Salah satu golongan masyarakat yang mempunyai
nilai-nilai yang menjadi landasan dalam pergaulan baik dengan kelompok atau
masyarakat umumnya maupun dengan sesama anggotanya, yaitu masyarakat
profesional. Golongan ini sering menjadi pusat perhatian karena adanya tata
nilai yang mengatur dan tertuang secara tertulis (yaitu kode etik profesi) dan diharapkan menjadi pegangan para anggotanya.
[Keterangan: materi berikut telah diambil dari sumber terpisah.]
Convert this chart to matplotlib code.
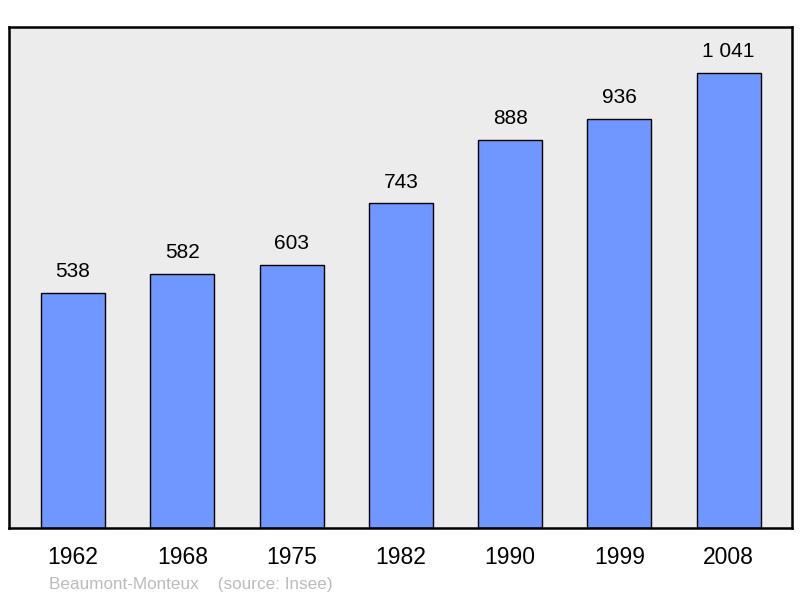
import matplotlib.pyplot as plt

plt.rcParams['font.family'] = ['Liberation Sans', 'DejaVu Sans']

# Données de population
annees = ['1962', '1968', '1975', '1982', '1990', '1999', '2008']
population = [538, 582, 603, 743, 888, 936, 1041]
etiquettes = ['538', '582', '603', '743', '888', '936', '1 041']

fig = plt.figure(figsize=(8, 5.98), dpi=100)
ax = fig.add_axes([0.01125, 0.117, 0.97875, 0.8378])
ax.set_facecolor('#ececec')

x = range(len(annees))
barres = ax.bar(x, population, width=0.585, color='#7096ff',
                edgecolor='black', linewidth=1.0)

# Valeurs au-dessus des barres
for xi, val, txt in zip(x, population, etiquettes):
    ax.annotate(txt, (xi, val), xytext=(0, 11.5), textcoords='offset points',
                ha='center', va='baseline', fontsize=15)

ax.set_xlim(-0.586, 6.58)
ax.set_ylim(0, 1147)
ax.set_xticks(list(x))
ax.set_xticklabels(annees, fontsize=16.5)
ax.tick_params(axis='x', length=0, pad=13)
ax.set_yticks([])
for s in ax.spines.values():
    s.set_linewidth(1.8)

fig.text(49 / 800, 1 - 585 / 598, 'Beaumont-Monteux    (source: Insee)',
         color='#bbbbbb', fontsize=12.3, va='center', ha='left')

plt.savefig('out.png', dpi=100)
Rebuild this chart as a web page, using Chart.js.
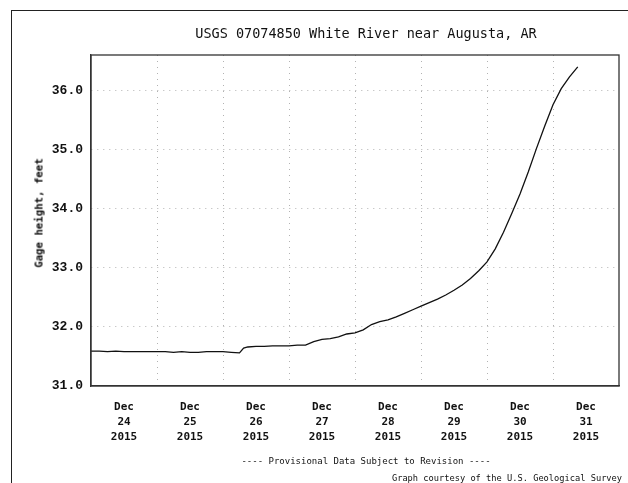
<!DOCTYPE html>
<html><head><meta charset="utf-8">
<script src="https://cdn.jsdelivr.net/npm/chart.js@4/dist/chart.umd.min.js"></script>
<style>
html,body{margin:0;padding:0;background:#fff;}
#wrap{position:relative;width:628px;height:483px;overflow:hidden;background:#fff;}
#frame{position:absolute;left:11px;top:10px;width:700px;height:520px;border-left:1.5px solid #222;border-top:1.5px solid #222;}
canvas{position:absolute;left:0;top:0;}
.t{position:absolute;font-family:"DejaVu Sans Mono",monospace;color:#111;white-space:pre;transform:translate(-50%,-50%);}
</style></head><body>
<div id="wrap">
<div id="frame"></div>
<canvas id="c" width="628" height="483"></canvas>
<div class="t" id="title" style="left:366px;top:33px;font-size:13.5px;">USGS 07074850 White River near Augusta, AR</div>
<div class="t" id="ytitle" style="left:39px;top:213px;font-size:10.7px;font-weight:bold;transform:translate(-50%,-50%) rotate(-90deg);">Gage height, feet</div>
<div class="t" id="foot1" style="left:366px;top:461px;font-size:9px;">---- Provisional Data Subject to Revision ----</div>
<div class="t" id="foot2" style="left:507px;top:478px;font-size:8.7px;">Graph courtesy of the U.S. Geological Survey</div>
</div>
<script>
// hours since Dec 24 2015 00:00
const hours = [0,3,6,9,12,15,18,21,24,27,30,33,36,39,42,45,48,51,54,55.5,57,60,63,66,69,72,75,78,81,84,87,90,93,96,99,102,105,108,111,114,117,120,123,126,129,132,135,138,141,144,147,150,153,156,159,162,165,168,171,174,177];
const gageHeight = [31.59,31.59,31.58,31.59,31.58,31.58,31.58,31.58,31.58,31.58,31.57,31.58,31.57,31.57,31.58,31.58,31.58,31.57,31.56,31.64,31.66,31.67,31.67,31.68,31.68,31.68,31.69,31.69,31.75,31.79,31.80,31.83,31.88,31.90,31.95,32.04,32.09,32.12,32.17,32.23,32.29,32.35,32.41,32.47,32.54,32.62,32.71,32.82,32.95,33.10,33.32,33.60,33.92,34.25,34.62,35.02,35.40,35.76,36.03,36.23,36.40];
const monthLabel = 'Dec';
const dayLabels = ['24','25','26','27','28','29','30','31'];
const yearLabel = '2015';
const yTicks = [31,32,33,34,35,36];

const points = hours.map((h,i)=>({x:h,y:gageHeight[i]}));

const framePlugin = {
  id:'frame',
  afterDraw(chart){
    const a = chart.chartArea, ctx = chart.ctx;
    ctx.save();
    ctx.strokeStyle = '#333';
    ctx.lineWidth = 1.3;
    ctx.strokeRect(a.left, a.top, a.right-a.left, a.bottom-a.top);
    ctx.restore();
  }
};

new Chart(document.getElementById('c'), {
  type:'line',
  data:{datasets:[{data:points, borderColor:'#111', borderWidth:1.3, pointRadius:0, tension:0, fill:false}]},
  options:{
    responsive:false, animation:false, devicePixelRatio:1,
    layout:{padding:{left:0,right:9,top:55,bottom:37}},
    plugins:{legend:{display:false}, tooltip:{enabled:false}},
    scales:{
      x:{type:'linear', min:0, max:192,
        afterFit(s){ s.height = 60; s.paddingLeft = 0; s.paddingRight = 0; },
        ticks:{stepSize:12, autoSkip:false, maxRotation:0, padding:14, color:'#111',
          font:{family:'DejaVu Sans Mono', size:11, weight:'bold', lineHeight:1.36},
          callback(v){ if (v % 24 === 12) { return [monthLabel, dayLabels[(v-12)/24], yearLabel]; } return ''; }},
        grid:{drawTicks:false, color(ctx){ const v = ctx.tick && ctx.tick.value; return (v>0 && v<192 && v%24===0) ? 'rgba(0,0,0,0.3)' : 'rgba(0,0,0,0)'; }, lineWidth:1},
        border:{color:'#333', width:1.3, dash:[1,5]}
      },
      y:{type:'linear', min:31, max:36.6,
        afterFit(s){ s.width = 91; s.paddingTop = 0; s.paddingBottom = 0; },
        ticks:{stepSize:1, includeBounds:false, padding:8, color:'#111',
          font:{family:'Liberation Mono', size:13, weight:'bold'},
          callback(v){ return yTicks.includes(Math.round(v*1000)/1000) ? v.toFixed(1) : ''; }},
        grid:{drawTicks:false, color(ctx){ const v = ctx.tick && ctx.tick.value; return (v>31.5 && v<36.5) ? 'rgba(0,0,0,0.3)' : 'rgba(0,0,0,0)'; }, lineWidth:1},
        border:{color:'#333', width:1.3, dash:[1,5]}
      }
    }
  },
  plugins:[framePlugin]
});
</script>
</body></html>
Kode Etik Profesi Apoteker
Bahwasanya seorang
Apoteker di dalam menjalankan tugas kewajibannya serta dalam mengamalkan
keahliannya harus senantiasa mengharapkan bimbingan dan keridhaan Tuhan Yang
Maha Esa. Apoteker di dalam pengabdiannya serta dalam mengamalkan keahliannya
selalu berpegang teguh kepada sumpah/janji Apoteker. Menyadari akan hal
tersebut Apoteker di dalam pengabdian profesinya berpedoman pada satu ikatan
moral yaitu :
BAB I
KEWAJIBAN UMUM
Pasal 1
Seorang Apoteker harus menjunjung tinggi, menghayati
dan mengamalkan Sumpah / Janji Apoteker.
Pasal 2
Seorang Apoteker harus berusaha dengan sungguh-sungguh
menghayati dan mengamalkan Kode Etik Apoteker Indonesia.
Pasal 3
Seorang Apoteker harus senantiasa menjalankan
profesinya sesuai kompetensi Apoteker Indonesia serta selalu mengutamakan dan
berpegang teguh pada prinsip kemanusiaan dalam melaksanakan kewajibannya.
Pasal 4
Seorang Apoteker harus selalu aktif mengikuti
perkembangan di bidang kesehatan pada umumnya dan di bidang farmasi pada
khususnya.
Pasal 5
Di dalam menjalankan tugasnya Seorang Apoteker harus
menjauhkan diri dari usaha mencari keuntungan diri semata yang bertentangan
dengan martabat dan tradisi luhur jabatan kefarmasian.
Pasal 6
Seorang Apoteker harus berbudi luhur dan menjadi
contoh yang baik bagi orang lain.
Pasal 7
Seorang Apoteker harus menjadi sumber informasi sesuai
dengan profesinya.
Pasal 8
Seorang Apoteker harus aktif mengikuti perkembangan
peraturan perundang-undangan di bidang kesehatan pada umumnya dan di bidang
farmasi pada khususnya.
BAB II
KEWAJIBAN APOTEKER TERHADAP PASIEN
Pasal 9
Seorang Apoteker dalam melakukan praktik kefarmasian
harus mengutamakan kepentingan masyarakat. menghormati hak azasi pasien dan
melindungi makhluk hidup insani.
BAB III
KEWAJIBAN APOTEKER TERHADAP TEMAN SEJAWAT
Pasal 10
Seorang Apoteker harus memperlakukan teman
Sejawatnya sebagaimana ia sendiri ingin diperlakukan.
Pasal 11
Sesama Apoteker harus selalu saling mengingatkan dan
saling menasehati untuk mematuhi ketentuan-ketentuan kode Etik.
Pasal 12
Seorang Apoteker harus mempergunakan
setiap kesempatan untuk meningkatkan kerjasama yang baik sesama
Apoteker di dalam memelihara keluhuran martabat jabatan kefarmasian,
serta mempertebal rasa saling mempercayai di dalam menunaikan
tugasnya.
BAB IV
KEWAJIBAN APOTEKER TERHADAP SEJAWAT PETUGAS KESEHATAN
LAIN
Pasal 13
Seorang Apoteker harus mempergunakan setiap kesempatan
untuk membangun dan meningkatkan hubungan profesi, saling mempercayai,
menghargai dan menghormati sejawat petugas kesehatan lain.
Pasal 14
Seorang Apoteker hendaknya menjauhkan diri dari
tindakan atau perbuatan yang dapat mengakibatkan berkurangnya atau hilangnya
kepercayaan masyarakat kepada sejawat petugas kesehatan lain.
BAB V
PENUTUP
Pasal 15
Seorang Apoteker bersungguh-sungguh
menghayati dan mengamalkan kode etik Apoteker Indonesia dalam
menjalankan tugas kefarmasiannya sehari-hari.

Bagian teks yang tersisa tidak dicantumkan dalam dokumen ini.